Why doesn't the Julia compiler optimise this loop?


I know very little about compiling but I was surprised to see that Julia compiler doesn't optimize several processes.

Let's consider Julia (that is a Just-in-Time compiler) and let's consider these two pieces of code that do essentially the same thing.

n=1
@time for i = 1:10^8 n=n+1 end
elapsed time: 3.535394087 seconds (0 bytes allocated)

n=1
@time n=n+10^8
elapsed time: 6.599e-6 seconds (112 bytes allocated)

Why is a modern compiler not able to understand that this long loop will do nothing but adding 10^8 to n?

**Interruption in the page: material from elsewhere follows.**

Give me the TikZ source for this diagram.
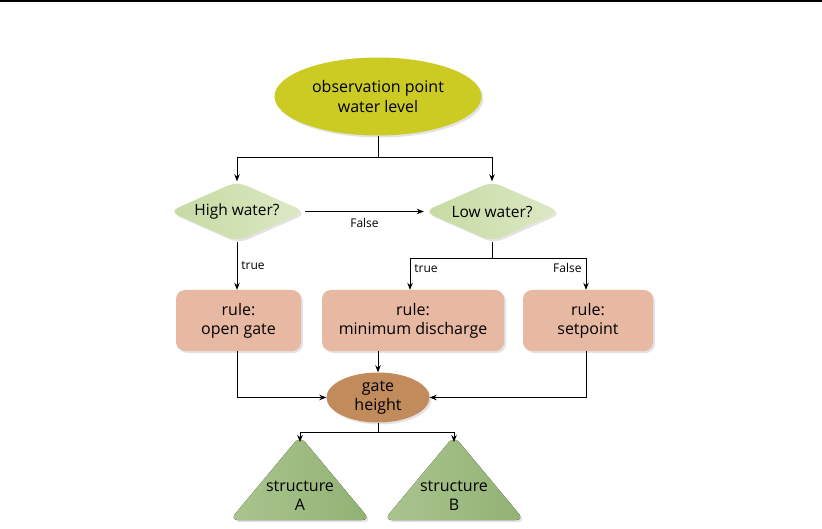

The following example is even more striking I think

n=1
@time for i = 1:10^9 n=n end
elapsed time: 3.496573198 seconds (0 bytes allocated)

Solution

  • This is a problem when executing in global scope and is connected with optimizing under conditions where types could change, but given the right circumstances, the situation changes. Constraining the evaluation within a function allows the compiler to do much more. Consider the same thing but in a function.

    function f(n::Int64)
       x = 0;
       for i = 1:n
          x = x + 1;
       end
       return x;
    end
    
    
    julia> @time f(100)
    elapsed time: 2.93e-6 seconds (80 bytes allocated)
    100
    
    julia> @time f(Int64(1e11))
    elapsed time: 4.632e-6 seconds (112 bytes allocated)
    100000000000
    

    By checking the compiler output using code_native, you can see that the loop is optimized out

    julia> code_native(f,(Int64,)) 
    
    Source line: 6
        push    RBP
        mov RBP, RSP
        test    RDI, RDI
        jg  L15
        xor EDI, EDI
    Source line: 6
    L15:    mov RAX, RDI 
        pop RBP
        ret